• _STATED GOAL_
Your job is to retype all of the data word for word, leaving every image out.

• _DATASET EXCERPT_
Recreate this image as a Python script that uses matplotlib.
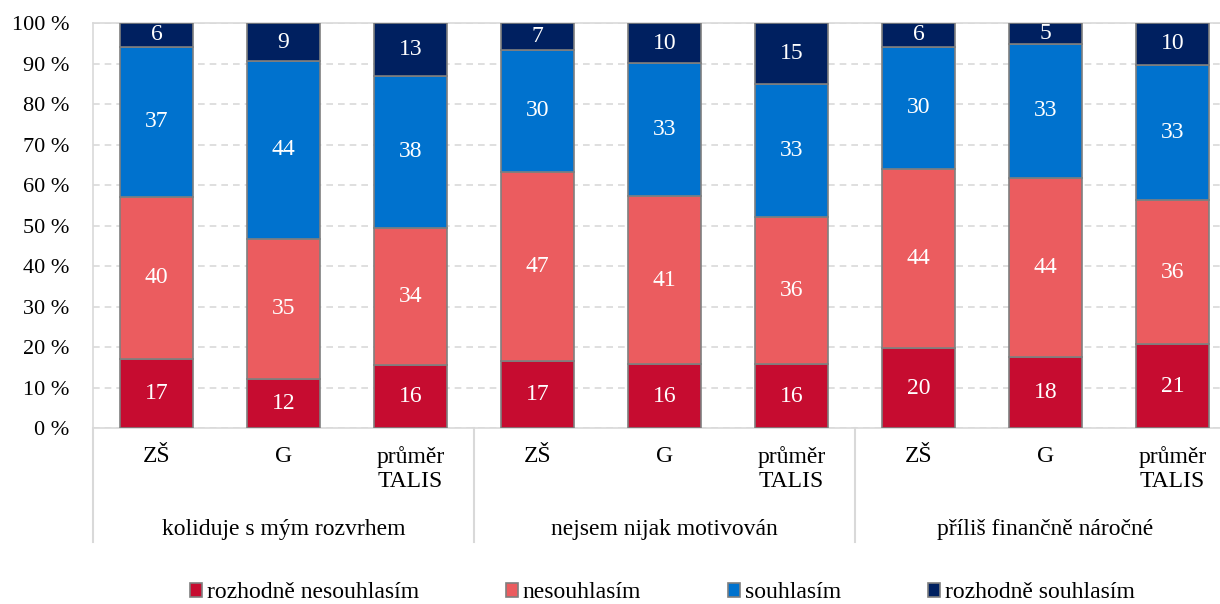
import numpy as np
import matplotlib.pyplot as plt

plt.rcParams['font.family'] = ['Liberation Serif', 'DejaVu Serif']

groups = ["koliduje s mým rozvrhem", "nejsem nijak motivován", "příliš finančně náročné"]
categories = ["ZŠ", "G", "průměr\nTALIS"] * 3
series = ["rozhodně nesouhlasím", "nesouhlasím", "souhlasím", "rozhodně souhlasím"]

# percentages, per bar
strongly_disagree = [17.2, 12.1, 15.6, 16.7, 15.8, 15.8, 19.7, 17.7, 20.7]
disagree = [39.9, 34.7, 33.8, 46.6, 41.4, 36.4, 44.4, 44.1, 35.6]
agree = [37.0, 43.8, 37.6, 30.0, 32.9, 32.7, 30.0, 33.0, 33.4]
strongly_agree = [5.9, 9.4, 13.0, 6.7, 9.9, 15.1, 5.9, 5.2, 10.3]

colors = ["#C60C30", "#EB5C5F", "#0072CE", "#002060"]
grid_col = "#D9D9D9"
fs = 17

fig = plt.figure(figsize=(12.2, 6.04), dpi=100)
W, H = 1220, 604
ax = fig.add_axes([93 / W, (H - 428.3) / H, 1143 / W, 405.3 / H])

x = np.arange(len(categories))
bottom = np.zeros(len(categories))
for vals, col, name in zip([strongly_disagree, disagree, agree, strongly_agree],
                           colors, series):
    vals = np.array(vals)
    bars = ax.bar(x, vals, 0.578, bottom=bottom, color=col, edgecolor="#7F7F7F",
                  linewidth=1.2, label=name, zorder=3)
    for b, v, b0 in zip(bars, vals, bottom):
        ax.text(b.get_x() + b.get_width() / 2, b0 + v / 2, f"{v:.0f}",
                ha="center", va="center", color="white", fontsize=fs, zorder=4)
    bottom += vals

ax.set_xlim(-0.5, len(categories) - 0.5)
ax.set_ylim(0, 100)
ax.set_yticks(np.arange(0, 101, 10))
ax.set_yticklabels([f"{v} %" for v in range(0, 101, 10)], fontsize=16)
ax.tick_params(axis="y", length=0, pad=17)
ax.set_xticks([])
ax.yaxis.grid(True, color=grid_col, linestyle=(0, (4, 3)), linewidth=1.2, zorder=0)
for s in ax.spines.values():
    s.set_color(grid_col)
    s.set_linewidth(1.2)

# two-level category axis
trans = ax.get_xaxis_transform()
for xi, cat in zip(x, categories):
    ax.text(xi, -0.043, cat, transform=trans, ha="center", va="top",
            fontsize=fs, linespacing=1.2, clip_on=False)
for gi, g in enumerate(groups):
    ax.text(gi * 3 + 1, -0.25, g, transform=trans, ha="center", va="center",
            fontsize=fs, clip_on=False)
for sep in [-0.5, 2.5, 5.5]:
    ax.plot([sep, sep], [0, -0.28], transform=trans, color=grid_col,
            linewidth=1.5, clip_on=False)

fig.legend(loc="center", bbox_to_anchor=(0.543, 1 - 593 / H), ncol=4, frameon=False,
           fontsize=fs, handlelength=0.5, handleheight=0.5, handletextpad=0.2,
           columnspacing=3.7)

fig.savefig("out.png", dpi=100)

• _THE COMPLETED TASK_
Recreate this image as a Python script that uses matplotlib.
import numpy as np
import matplotlib.pyplot as plt

plt.rcParams['font.family'] = ['Liberation Serif', 'DejaVu Serif']

groups = ["koliduje s mým rozvrhem", "nejsem nijak motivován", "příliš finančně náročné"]
categories = ["ZŠ", "G", "průměr\nTALIS"] * 3
series = ["rozhodně nesouhlasím", "nesouhlasím", "souhlasím", "rozhodně souhlasím"]

# percentages, per bar
strongly_disagree = [17.2, 12.1, 15.6, 16.7, 15.8, 15.8, 19.7, 17.7, 20.7]
disagree = [39.9, 34.7, 33.8, 46.6, 41.4, 36.4, 44.4, 44.1, 35.6]
agree = [37.0, 43.8, 37.6, 30.0, 32.9, 32.7, 30.0, 33.0, 33.4]
strongly_agree = [5.9, 9.4, 13.0, 6.7, 9.9, 15.1, 5.9, 5.2, 10.3]

colors = ["#C60C30", "#EB5C5F", "#0072CE", "#002060"]
grid_col = "#D9D9D9"
fs = 17

fig = plt.figure(figsize=(12.2, 6.04), dpi=100)
W, H = 1220, 604
ax = fig.add_axes([93 / W, (H - 428.3) / H, 1143 / W, 405.3 / H])

x = np.arange(len(categories))
bottom = np.zeros(len(categories))
for vals, col, name in zip([strongly_disagree, disagree, agree, strongly_agree],
                           colors, series):
    vals = np.array(vals)
    bars = ax.bar(x, vals, 0.578, bottom=bottom, color=col, edgecolor="#7F7F7F",
                  linewidth=1.2, label=name, zorder=3)
    for b, v, b0 in zip(bars, vals, bottom):
        ax.text(b.get_x() + b.get_width() / 2, b0 + v / 2, f"{v:.0f}",
                ha="center", va="center", color="white", fontsize=fs, zorder=4)
    bottom += vals

ax.set_xlim(-0.5, len(categories) - 0.5)
ax.set_ylim(0, 100)
ax.set_yticks(np.arange(0, 101, 10))
ax.set_yticklabels([f"{v} %" for v in range(0, 101, 10)], fontsize=16)
ax.tick_params(axis="y", length=0, pad=17)
ax.set_xticks([])
ax.yaxis.grid(True, color=grid_col, linestyle=(0, (4, 3)), linewidth=1.2, zorder=0)
for s in ax.spines.values():
    s.set_color(grid_col)
    s.set_linewidth(1.2)

# two-level category axis
trans = ax.get_xaxis_transform()
for xi, cat in zip(x, categories):
    ax.text(xi, -0.043, cat, transform=trans, ha="center", va="top",
            fontsize=fs, linespacing=1.2, clip_on=False)
for gi, g in enumerate(groups):
    ax.text(gi * 3 + 1, -0.25, g, transform=trans, ha="center", va="center",
            fontsize=fs, clip_on=False)
for sep in [-0.5, 2.5, 5.5]:
    ax.plot([sep, sep], [0, -0.28], transform=trans, color=grid_col,
            linewidth=1.5, clip_on=False)

fig.legend(loc="center", bbox_to_anchor=(0.543, 1 - 593 / H), ncol=4, frameon=False,
           fontsize=fs, handlelength=0.5, handleheight=0.5, handletextpad=0.2,
           columnspacing=3.7)

fig.savefig("out.png", dpi=100)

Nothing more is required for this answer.